The problem:
A single run of lines is to be printed exactly: starting at the line with "What D3.js code" and ending at the line with "const hours = d3.range(1, 53);", both included. Leave the pictures out.

Material shown:
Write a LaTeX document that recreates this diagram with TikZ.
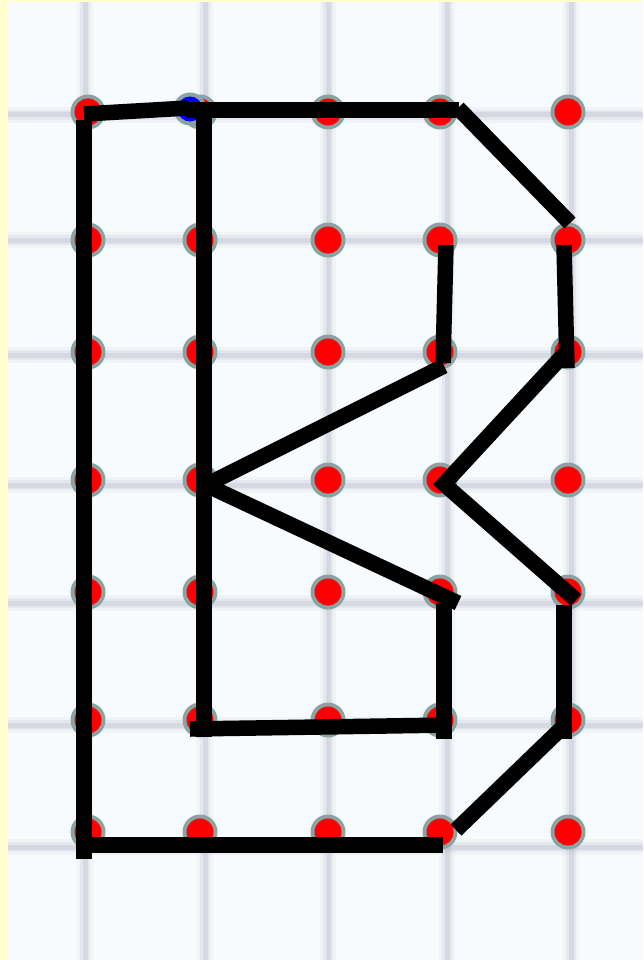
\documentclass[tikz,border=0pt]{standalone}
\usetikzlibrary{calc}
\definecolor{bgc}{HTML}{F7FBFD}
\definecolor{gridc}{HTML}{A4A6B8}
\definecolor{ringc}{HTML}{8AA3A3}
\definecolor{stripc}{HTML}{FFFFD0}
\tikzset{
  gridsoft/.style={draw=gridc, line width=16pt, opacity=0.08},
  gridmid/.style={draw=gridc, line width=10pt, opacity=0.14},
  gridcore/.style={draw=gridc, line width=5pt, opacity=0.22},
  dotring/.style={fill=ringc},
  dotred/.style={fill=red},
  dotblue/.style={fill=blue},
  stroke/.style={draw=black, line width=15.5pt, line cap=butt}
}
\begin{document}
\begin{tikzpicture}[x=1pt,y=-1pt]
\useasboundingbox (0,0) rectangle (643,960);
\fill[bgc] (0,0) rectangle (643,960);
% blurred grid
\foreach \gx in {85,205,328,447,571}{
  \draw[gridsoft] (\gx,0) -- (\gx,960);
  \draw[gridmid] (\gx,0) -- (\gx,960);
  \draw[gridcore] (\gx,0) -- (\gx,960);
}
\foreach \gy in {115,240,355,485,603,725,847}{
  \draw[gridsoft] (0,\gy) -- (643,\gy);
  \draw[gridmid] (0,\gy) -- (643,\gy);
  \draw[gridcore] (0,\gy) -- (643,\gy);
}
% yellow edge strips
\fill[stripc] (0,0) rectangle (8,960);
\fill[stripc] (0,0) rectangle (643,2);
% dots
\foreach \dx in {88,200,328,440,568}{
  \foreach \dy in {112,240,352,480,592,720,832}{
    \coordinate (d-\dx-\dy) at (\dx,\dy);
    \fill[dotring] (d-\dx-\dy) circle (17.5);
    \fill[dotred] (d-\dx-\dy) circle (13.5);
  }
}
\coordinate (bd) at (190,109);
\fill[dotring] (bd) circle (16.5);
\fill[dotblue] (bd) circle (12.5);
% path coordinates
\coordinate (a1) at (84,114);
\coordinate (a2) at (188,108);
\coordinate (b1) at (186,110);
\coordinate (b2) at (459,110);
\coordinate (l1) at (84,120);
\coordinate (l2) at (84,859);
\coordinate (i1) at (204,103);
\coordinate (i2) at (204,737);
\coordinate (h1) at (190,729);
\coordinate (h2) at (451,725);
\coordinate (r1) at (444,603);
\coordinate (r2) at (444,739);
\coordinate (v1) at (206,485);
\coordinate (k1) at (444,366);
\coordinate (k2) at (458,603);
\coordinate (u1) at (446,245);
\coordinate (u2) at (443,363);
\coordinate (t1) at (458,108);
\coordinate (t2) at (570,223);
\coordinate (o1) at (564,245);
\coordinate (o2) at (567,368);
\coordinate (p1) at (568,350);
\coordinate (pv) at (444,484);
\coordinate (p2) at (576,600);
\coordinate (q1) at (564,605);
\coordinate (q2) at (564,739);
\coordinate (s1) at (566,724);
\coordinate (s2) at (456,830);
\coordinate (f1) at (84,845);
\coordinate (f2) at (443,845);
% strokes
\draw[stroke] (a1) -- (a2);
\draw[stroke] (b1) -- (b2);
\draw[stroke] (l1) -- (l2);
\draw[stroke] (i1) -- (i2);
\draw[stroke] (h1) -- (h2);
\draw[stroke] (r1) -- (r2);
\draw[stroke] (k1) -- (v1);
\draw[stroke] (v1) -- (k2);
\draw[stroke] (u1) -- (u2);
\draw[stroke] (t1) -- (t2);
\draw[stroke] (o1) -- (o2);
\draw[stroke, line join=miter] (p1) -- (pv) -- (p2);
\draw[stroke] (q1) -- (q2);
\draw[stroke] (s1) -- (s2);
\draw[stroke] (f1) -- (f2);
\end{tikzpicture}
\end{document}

--

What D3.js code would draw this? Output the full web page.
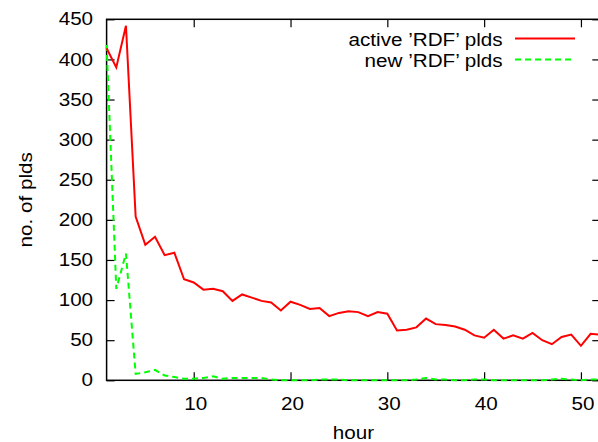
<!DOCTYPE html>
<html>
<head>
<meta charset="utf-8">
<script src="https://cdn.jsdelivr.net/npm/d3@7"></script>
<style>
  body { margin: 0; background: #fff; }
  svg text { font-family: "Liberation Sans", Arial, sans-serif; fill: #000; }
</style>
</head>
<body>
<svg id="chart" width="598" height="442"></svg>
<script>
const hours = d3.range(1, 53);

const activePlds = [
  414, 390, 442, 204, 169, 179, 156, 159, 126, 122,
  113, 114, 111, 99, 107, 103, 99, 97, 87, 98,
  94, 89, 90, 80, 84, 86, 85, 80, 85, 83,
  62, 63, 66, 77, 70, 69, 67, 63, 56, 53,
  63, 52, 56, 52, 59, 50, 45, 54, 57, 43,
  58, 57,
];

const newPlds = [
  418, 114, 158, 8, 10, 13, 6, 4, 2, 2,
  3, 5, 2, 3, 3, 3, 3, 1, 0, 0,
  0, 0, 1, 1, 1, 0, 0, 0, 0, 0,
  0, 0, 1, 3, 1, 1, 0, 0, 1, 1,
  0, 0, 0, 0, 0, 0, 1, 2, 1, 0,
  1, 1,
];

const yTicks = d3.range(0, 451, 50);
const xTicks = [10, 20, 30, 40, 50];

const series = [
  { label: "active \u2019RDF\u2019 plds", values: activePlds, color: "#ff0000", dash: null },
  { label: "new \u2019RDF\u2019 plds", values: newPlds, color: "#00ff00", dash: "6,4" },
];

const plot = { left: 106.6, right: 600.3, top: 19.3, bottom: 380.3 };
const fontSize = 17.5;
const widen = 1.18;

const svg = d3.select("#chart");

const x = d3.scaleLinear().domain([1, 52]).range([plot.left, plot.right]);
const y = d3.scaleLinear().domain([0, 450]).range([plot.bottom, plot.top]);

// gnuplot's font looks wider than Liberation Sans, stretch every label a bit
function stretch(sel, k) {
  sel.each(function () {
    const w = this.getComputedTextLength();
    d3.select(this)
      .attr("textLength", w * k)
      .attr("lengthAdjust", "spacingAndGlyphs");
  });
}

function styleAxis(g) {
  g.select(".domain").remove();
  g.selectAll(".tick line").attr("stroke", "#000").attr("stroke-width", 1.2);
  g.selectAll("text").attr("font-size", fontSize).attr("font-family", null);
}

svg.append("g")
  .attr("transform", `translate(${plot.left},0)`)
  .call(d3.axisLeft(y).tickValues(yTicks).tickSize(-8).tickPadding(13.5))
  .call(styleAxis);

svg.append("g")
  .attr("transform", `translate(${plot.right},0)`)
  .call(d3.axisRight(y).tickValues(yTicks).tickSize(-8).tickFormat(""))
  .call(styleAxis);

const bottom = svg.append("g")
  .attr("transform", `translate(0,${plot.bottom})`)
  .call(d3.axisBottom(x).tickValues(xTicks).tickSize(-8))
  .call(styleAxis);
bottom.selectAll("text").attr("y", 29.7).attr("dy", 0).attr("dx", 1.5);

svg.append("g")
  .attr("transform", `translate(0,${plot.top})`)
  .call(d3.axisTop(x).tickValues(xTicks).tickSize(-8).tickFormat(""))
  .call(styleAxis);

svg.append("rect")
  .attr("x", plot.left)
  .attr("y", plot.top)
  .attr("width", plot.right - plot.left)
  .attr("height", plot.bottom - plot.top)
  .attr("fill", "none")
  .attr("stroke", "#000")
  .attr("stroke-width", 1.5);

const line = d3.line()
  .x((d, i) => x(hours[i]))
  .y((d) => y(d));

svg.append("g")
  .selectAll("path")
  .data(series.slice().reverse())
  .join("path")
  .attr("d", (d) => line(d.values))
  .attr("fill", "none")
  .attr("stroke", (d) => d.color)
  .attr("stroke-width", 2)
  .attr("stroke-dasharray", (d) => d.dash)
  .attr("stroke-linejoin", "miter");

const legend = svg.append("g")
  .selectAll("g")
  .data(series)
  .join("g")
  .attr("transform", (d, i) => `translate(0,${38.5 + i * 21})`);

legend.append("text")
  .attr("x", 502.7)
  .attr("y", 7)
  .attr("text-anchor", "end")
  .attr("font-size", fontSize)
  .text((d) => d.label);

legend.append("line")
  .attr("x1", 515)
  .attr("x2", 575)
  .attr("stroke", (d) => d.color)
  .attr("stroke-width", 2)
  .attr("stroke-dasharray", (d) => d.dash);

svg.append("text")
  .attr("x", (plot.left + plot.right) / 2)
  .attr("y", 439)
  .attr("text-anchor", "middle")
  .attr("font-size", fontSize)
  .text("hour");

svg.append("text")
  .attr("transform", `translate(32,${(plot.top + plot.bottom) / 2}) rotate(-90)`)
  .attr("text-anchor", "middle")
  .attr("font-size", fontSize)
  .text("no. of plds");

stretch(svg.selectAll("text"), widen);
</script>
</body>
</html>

Answer for the task:
What D3.js code would draw this? Output the full web page.
<!DOCTYPE html>
<html>
<head>
<meta charset="utf-8">
<script src="https://cdn.jsdelivr.net/npm/d3@7"></script>
<style>
  body { margin: 0; background: #fff; }
  svg text { font-family: "Liberation Sans", Arial, sans-serif; fill: #000; }
</style>
</head>
<body>
<svg id="chart" width="598" height="442"></svg>
<script>
const hours = d3.range(1, 53);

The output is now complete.